* [RECORD SET]:

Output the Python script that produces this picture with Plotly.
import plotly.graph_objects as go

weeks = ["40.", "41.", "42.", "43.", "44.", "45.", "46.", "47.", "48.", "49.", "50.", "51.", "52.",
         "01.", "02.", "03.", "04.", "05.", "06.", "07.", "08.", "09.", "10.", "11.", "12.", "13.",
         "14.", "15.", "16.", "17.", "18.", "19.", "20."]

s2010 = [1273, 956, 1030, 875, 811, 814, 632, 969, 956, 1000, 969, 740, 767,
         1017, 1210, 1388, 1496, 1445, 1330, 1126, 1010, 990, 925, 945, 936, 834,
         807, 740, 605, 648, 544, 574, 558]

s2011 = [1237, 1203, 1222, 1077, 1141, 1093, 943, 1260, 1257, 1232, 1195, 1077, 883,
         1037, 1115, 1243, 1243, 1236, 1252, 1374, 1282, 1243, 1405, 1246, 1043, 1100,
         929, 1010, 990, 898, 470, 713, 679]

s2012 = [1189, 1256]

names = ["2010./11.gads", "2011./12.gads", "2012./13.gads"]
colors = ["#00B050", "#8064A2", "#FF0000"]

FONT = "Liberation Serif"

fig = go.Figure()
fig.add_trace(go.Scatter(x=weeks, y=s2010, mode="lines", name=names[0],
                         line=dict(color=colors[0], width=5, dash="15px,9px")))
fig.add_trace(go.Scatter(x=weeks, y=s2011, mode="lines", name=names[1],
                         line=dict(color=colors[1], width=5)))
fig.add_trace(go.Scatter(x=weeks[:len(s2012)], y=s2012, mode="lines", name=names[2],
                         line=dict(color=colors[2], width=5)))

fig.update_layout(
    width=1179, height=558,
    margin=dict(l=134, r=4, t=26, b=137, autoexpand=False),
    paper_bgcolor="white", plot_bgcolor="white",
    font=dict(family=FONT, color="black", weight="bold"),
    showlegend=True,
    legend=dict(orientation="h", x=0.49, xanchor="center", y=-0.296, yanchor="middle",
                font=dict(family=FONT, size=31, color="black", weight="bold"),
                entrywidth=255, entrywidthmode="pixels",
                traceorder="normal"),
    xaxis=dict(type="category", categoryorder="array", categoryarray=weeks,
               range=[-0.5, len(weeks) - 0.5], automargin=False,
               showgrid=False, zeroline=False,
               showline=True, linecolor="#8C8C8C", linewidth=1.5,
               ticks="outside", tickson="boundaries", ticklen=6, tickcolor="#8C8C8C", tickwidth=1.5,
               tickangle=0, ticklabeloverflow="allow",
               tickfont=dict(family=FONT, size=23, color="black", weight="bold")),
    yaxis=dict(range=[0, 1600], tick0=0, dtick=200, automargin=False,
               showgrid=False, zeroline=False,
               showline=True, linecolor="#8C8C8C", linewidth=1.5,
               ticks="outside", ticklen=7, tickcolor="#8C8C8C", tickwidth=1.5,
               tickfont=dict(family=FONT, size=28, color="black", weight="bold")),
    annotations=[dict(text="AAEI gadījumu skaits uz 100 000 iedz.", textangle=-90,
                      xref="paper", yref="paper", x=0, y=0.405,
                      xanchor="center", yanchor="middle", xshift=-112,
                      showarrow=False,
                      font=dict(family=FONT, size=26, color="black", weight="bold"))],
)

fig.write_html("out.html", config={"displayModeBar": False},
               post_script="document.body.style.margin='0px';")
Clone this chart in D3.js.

* [STATED TASK]:
The data above must be returned in full, exactly as written.

* [COMPLETE ANSWER]:
Output the Python script that produces this picture with Plotly.
import plotly.graph_objects as go

weeks = ["40.", "41.", "42.", "43.", "44.", "45.", "46.", "47.", "48.", "49.", "50.", "51.", "52.",
         "01.", "02.", "03.", "04.", "05.", "06.", "07.", "08.", "09.", "10.", "11.", "12.", "13.",
         "14.", "15.", "16.", "17.", "18.", "19.", "20."]

s2010 = [1273, 956, 1030, 875, 811, 814, 632, 969, 956, 1000, 969, 740, 767,
         1017, 1210, 1388, 1496, 1445, 1330, 1126, 1010, 990, 925, 945, 936, 834,
         807, 740, 605, 648, 544, 574, 558]

s2011 = [1237, 1203, 1222, 1077, 1141, 1093, 943, 1260, 1257, 1232, 1195, 1077, 883,
         1037, 1115, 1243, 1243, 1236, 1252, 1374, 1282, 1243, 1405, 1246, 1043, 1100,
         929, 1010, 990, 898, 470, 713, 679]

s2012 = [1189, 1256]

names = ["2010./11.gads", "2011./12.gads", "2012./13.gads"]
colors = ["#00B050", "#8064A2", "#FF0000"]

FONT = "Liberation Serif"

fig = go.Figure()
fig.add_trace(go.Scatter(x=weeks, y=s2010, mode="lines", name=names[0],
                         line=dict(color=colors[0], width=5, dash="15px,9px")))
fig.add_trace(go.Scatter(x=weeks, y=s2011, mode="lines", name=names[1],
                         line=dict(color=colors[1], width=5)))
fig.add_trace(go.Scatter(x=weeks[:len(s2012)], y=s2012, mode="lines", name=names[2],
                         line=dict(color=colors[2], width=5)))

fig.update_layout(
    width=1179, height=558,
    margin=dict(l=134, r=4, t=26, b=137, autoexpand=False),
    paper_bgcolor="white", plot_bgcolor="white",
    font=dict(family=FONT, color="black", weight="bold"),
    showlegend=True,
    legend=dict(orientation="h", x=0.49, xanchor="center", y=-0.296, yanchor="middle",
                font=dict(family=FONT, size=31, color="black", weight="bold"),
                entrywidth=255, entrywidthmode="pixels",
                traceorder="normal"),
    xaxis=dict(type="category", categoryorder="array", categoryarray=weeks,
               range=[-0.5, len(weeks) - 0.5], automargin=False,
               showgrid=False, zeroline=False,
               showline=True, linecolor="#8C8C8C", linewidth=1.5,
               ticks="outside", tickson="boundaries", ticklen=6, tickcolor="#8C8C8C", tickwidth=1.5,
               tickangle=0, ticklabeloverflow="allow",
               tickfont=dict(family=FONT, size=23, color="black", weight="bold")),
    yaxis=dict(range=[0, 1600], tick0=0, dtick=200, automargin=False,
               showgrid=False, zeroline=False,
               showline=True, linecolor="#8C8C8C", linewidth=1.5,
               ticks="outside", ticklen=7, tickcolor="#8C8C8C", tickwidth=1.5,
               tickfont=dict(family=FONT, size=28, color="black", weight="bold")),
    annotations=[dict(text="AAEI gadījumu skaits uz 100 000 iedz.", textangle=-90,
                      xref="paper", yref="paper", x=0, y=0.405,
                      xanchor="center", yanchor="middle", xshift=-112,
                      showarrow=False,
                      font=dict(family=FONT, size=26, color="black", weight="bold"))],
)

fig.write_html("out.html", config={"displayModeBar": False},
               post_script="document.body.style.margin='0px';")
Clone this chart in D3.js.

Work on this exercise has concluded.